● Code that draws figures
++++++++++
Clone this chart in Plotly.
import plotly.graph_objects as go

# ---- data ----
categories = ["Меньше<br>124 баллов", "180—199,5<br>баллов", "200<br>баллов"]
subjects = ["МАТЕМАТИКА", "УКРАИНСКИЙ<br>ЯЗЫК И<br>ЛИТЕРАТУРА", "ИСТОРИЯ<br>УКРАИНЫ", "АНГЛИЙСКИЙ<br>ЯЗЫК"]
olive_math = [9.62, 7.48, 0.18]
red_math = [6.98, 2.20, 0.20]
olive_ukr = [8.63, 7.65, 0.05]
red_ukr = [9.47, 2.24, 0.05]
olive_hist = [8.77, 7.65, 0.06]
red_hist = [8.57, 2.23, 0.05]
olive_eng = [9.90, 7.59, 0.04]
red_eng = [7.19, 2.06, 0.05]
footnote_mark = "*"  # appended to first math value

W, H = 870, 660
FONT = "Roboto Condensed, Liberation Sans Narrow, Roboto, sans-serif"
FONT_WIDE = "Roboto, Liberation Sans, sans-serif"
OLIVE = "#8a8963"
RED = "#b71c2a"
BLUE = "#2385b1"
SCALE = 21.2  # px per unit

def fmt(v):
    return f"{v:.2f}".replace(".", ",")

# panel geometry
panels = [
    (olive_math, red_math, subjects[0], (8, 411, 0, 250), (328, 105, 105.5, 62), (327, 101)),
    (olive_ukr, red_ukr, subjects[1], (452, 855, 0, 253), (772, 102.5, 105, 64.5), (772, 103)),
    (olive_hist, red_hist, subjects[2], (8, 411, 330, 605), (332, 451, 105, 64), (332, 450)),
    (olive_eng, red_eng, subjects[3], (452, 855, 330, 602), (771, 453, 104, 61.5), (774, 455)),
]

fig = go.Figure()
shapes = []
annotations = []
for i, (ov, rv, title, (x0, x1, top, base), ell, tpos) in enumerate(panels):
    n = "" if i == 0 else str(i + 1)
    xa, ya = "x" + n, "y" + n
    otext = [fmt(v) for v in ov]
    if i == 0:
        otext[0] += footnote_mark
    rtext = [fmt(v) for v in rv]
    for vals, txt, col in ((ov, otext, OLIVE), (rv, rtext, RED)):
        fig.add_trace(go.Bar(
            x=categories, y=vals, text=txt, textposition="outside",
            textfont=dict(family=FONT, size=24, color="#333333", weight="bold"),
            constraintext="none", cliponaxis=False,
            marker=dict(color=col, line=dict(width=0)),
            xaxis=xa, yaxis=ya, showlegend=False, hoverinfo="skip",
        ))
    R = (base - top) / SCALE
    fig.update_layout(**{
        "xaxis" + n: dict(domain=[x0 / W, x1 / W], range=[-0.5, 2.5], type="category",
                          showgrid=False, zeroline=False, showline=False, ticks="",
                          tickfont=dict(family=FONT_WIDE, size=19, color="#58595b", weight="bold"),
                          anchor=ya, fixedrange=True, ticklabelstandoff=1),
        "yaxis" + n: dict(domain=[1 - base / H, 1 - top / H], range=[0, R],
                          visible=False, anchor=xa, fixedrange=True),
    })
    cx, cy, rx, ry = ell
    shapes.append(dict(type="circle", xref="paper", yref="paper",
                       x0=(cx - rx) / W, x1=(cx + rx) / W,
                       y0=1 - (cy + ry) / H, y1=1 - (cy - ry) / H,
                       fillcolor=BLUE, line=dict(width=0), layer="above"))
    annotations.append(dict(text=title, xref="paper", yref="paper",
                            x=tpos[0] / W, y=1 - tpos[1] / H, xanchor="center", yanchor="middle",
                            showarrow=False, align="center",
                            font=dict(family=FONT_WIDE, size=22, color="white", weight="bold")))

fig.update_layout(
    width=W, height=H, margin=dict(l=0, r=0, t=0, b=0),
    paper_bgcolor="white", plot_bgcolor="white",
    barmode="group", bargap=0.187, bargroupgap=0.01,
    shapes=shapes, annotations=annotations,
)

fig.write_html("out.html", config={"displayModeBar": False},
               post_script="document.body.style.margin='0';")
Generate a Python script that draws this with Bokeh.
++++++++++
● PROBLEM TO WORK ON
Extract all the material, leaving every line as it is.

● RESPONSE
Clone this chart in Plotly.
import plotly.graph_objects as go

# ---- data ----
categories = ["Меньше<br>124 баллов", "180—199,5<br>баллов", "200<br>баллов"]
subjects = ["МАТЕМАТИКА", "УКРАИНСКИЙ<br>ЯЗЫК И<br>ЛИТЕРАТУРА", "ИСТОРИЯ<br>УКРАИНЫ", "АНГЛИЙСКИЙ<br>ЯЗЫК"]
olive_math = [9.62, 7.48, 0.18]
red_math = [6.98, 2.20, 0.20]
olive_ukr = [8.63, 7.65, 0.05]
red_ukr = [9.47, 2.24, 0.05]
olive_hist = [8.77, 7.65, 0.06]
red_hist = [8.57, 2.23, 0.05]
olive_eng = [9.90, 7.59, 0.04]
red_eng = [7.19, 2.06, 0.05]
footnote_mark = "*"  # appended to first math value

W, H = 870, 660
FONT = "Roboto Condensed, Liberation Sans Narrow, Roboto, sans-serif"
FONT_WIDE = "Roboto, Liberation Sans, sans-serif"
OLIVE = "#8a8963"
RED = "#b71c2a"
BLUE = "#2385b1"
SCALE = 21.2  # px per unit

def fmt(v):
    return f"{v:.2f}".replace(".", ",")

# panel geometry
panels = [
    (olive_math, red_math, subjects[0], (8, 411, 0, 250), (328, 105, 105.5, 62), (327, 101)),
    (olive_ukr, red_ukr, subjects[1], (452, 855, 0, 253), (772, 102.5, 105, 64.5), (772, 103)),
    (olive_hist, red_hist, subjects[2], (8, 411, 330, 605), (332, 451, 105, 64), (332, 450)),
    (olive_eng, red_eng, subjects[3], (452, 855, 330, 602), (771, 453, 104, 61.5), (774, 455)),
]

fig = go.Figure()
shapes = []
annotations = []
for i, (ov, rv, title, (x0, x1, top, base), ell, tpos) in enumerate(panels):
    n = "" if i == 0 else str(i + 1)
    xa, ya = "x" + n, "y" + n
    otext = [fmt(v) for v in ov]
    if i == 0:
        otext[0] += footnote_mark
    rtext = [fmt(v) for v in rv]
    for vals, txt, col in ((ov, otext, OLIVE), (rv, rtext, RED)):
        fig.add_trace(go.Bar(
            x=categories, y=vals, text=txt, textposition="outside",
            textfont=dict(family=FONT, size=24, color="#333333", weight="bold"),
            constraintext="none", cliponaxis=False,
            marker=dict(color=col, line=dict(width=0)),
            xaxis=xa, yaxis=ya, showlegend=False, hoverinfo="skip",
        ))
    R = (base - top) / SCALE
    fig.update_layout(**{
        "xaxis" + n: dict(domain=[x0 / W, x1 / W], range=[-0.5, 2.5], type="category",
                          showgrid=False, zeroline=False, showline=False, ticks="",
                          tickfont=dict(family=FONT_WIDE, size=19, color="#58595b", weight="bold"),
                          anchor=ya, fixedrange=True, ticklabelstandoff=1),
        "yaxis" + n: dict(domain=[1 - base / H, 1 - top / H], range=[0, R],
                          visible=False, anchor=xa, fixedrange=True),
    })
    cx, cy, rx, ry = ell
    shapes.append(dict(type="circle", xref="paper", yref="paper",
                       x0=(cx - rx) / W, x1=(cx + rx) / W,
                       y0=1 - (cy + ry) / H, y1=1 - (cy - ry) / H,
                       fillcolor=BLUE, line=dict(width=0), layer="above"))
    annotations.append(dict(text=title, xref="paper", yref="paper",
                            x=tpos[0] / W, y=1 - tpos[1] / H, xanchor="center", yanchor="middle",
                            showarrow=False, align="center",
                            font=dict(family=FONT_WIDE, size=22, color="white", weight="bold")))

fig.update_layout(
    width=W, height=H, margin=dict(l=0, r=0, t=0, b=0),
    paper_bgcolor="white", plot_bgcolor="white",
    barmode="group", bargap=0.187, bargroupgap=0.01,
    shapes=shapes, annotations=annotations,
)

fig.write_html("out.html", config={"displayModeBar": False},
               post_script="document.body.style.margin='0';")
Generate a Python script that draws this with Bokeh.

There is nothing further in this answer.